Hay quienes exhiben su ignorancia con desparpajo… y además lo celebran. Pocos episodios recientes han sido tan trágicos y tan documentados como la debacle venezolana. Ser vecinos y hermanos nos obliga a algo más que a la lástima superficial: nos exige informarnos. Verlos emigrar por millones —siete millones, para ser exactos— debería bastar para despertar interés, pero aún así abundan los que opinan sin saber y pontifican sin haber hecho el mínimo esfuerzo por entender la tragedia que allí se vive día tras día. Tenemos la obligación moral de conocer cómo un país próspero terminó sometido por un régimen ilegítimo, represivo y corrupto. No se trata solo de la diáspora, sino del infierno cotidiano de quienes aún permanecen allí, atrapados entre la miseria y la violencia estatal.

Opinar sin entender el calvario de María Corina Machado resulta grotesco. Ella y sus colaboradores han sufrido persecución, cárcel, desapariciones, torturas y asesinatos, y aun así han persistido en una lucha pacífica, rigurosa y valiente para denunciar un sistema criminal. El contraste con Colombia es doloroso: aquí se tolera con benevolencia una oposición armada destructora y asesina, mientras en Venezuela se reprime ferozmente incluso al disidente más pacífico.

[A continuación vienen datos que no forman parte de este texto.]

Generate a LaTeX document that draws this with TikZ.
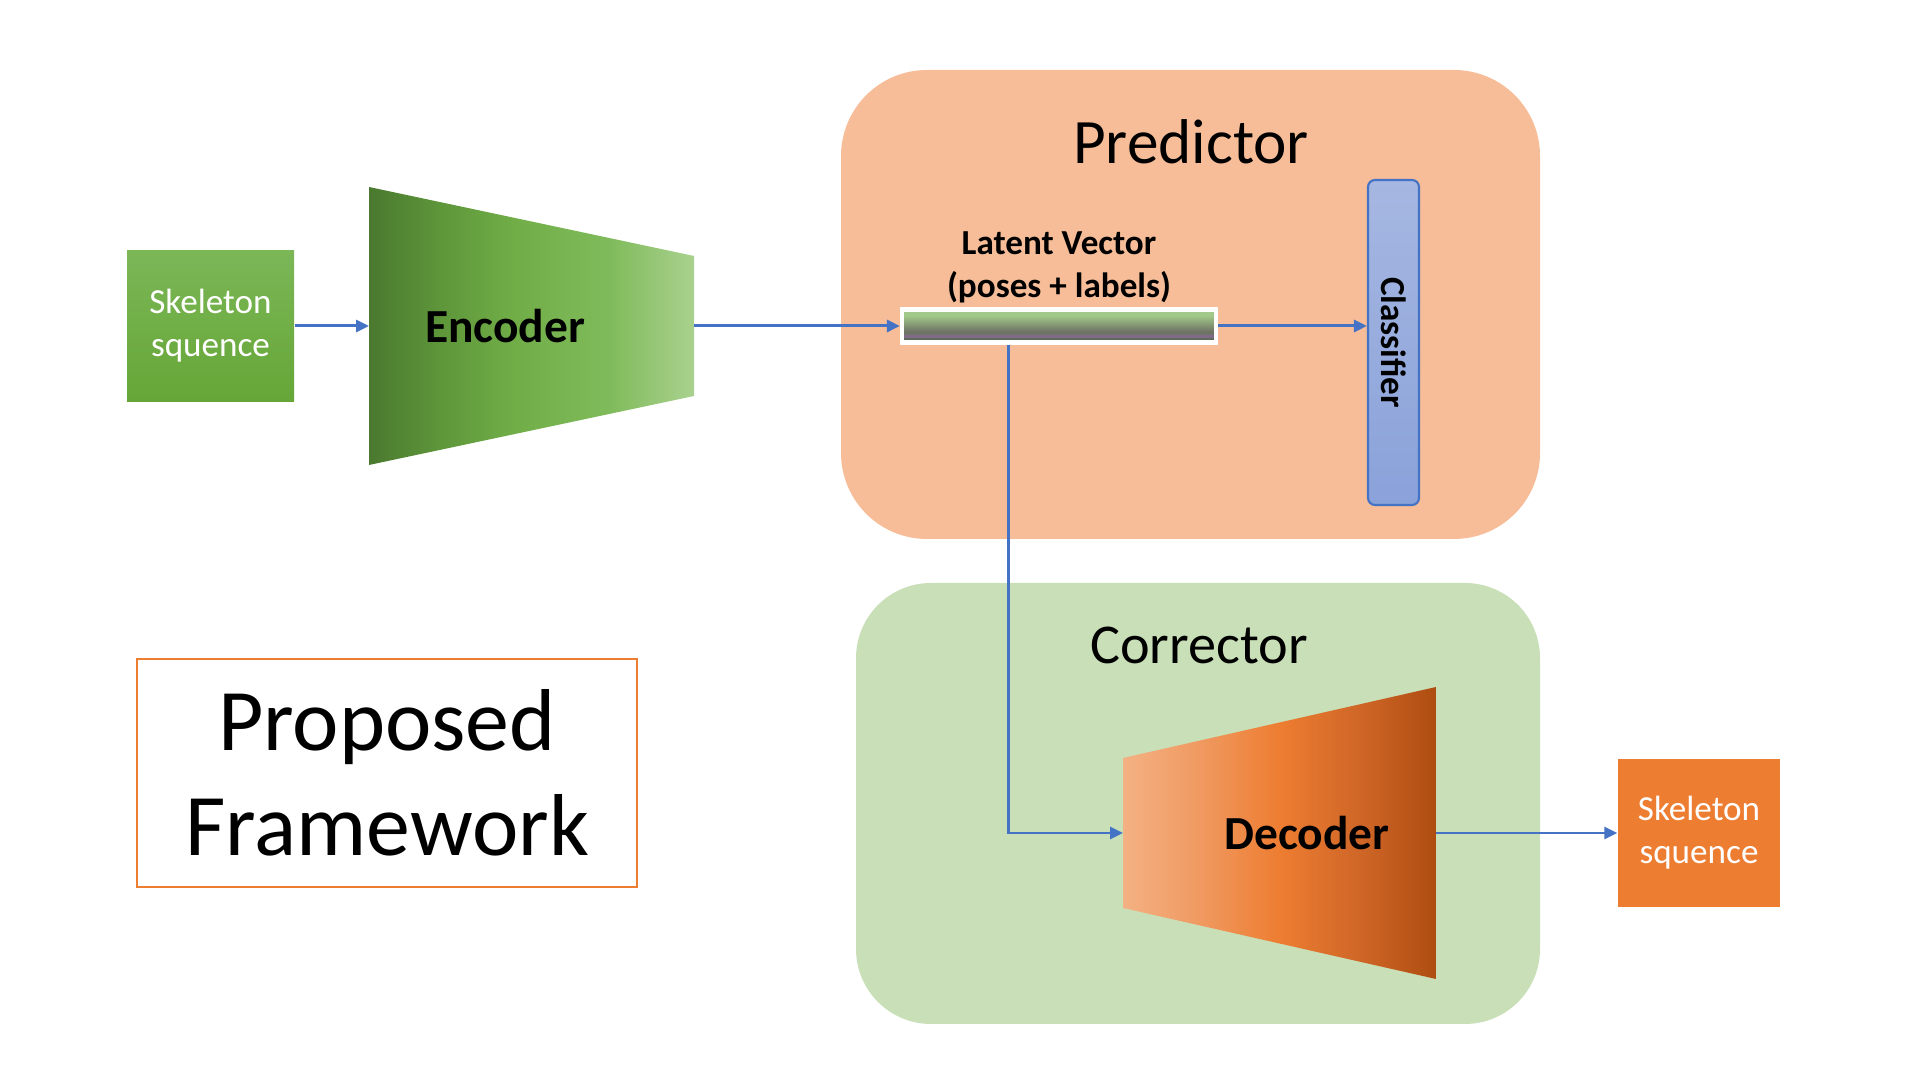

Quien quiera sacudirse la cómoda ignorancia debería escuchar el discurso de Jørgen Watne Frydnes, Presidente del Comité Noruego del Nobel. No solo describió con precisión quirúrgica el horror venezolano y la resistencia de María Corina; ofreció una de las mejores lecciones modernas sobre democracia. Explicó que la democracia no elimina la confrontación, sino que la canaliza: permite que todas las ideas —desde las más extremas hasta las más moderadas— se expresen sin miedo, sin censura y sin recurrir jamás a la violencia.

Recordó algo elemental que aquí tanto se confunde: los debates vehementes no son ‘formas de violencia’; son el funcionamiento natural de una sociedad libre. La polarización no es una falla del sistema, sino su esencia: es el espacio donde se enfrentan visiones distintas sin que nadie tenga derecho a silenciar al otro.

El discurso debería ser lectura obligatoria para todo aquel que confunde discrepancia con odio, crítica con agresión o debate con amenaza. La democracia existe precisamente para que la diferencia pueda hablar en voz alta sin que aparezcan verdugos.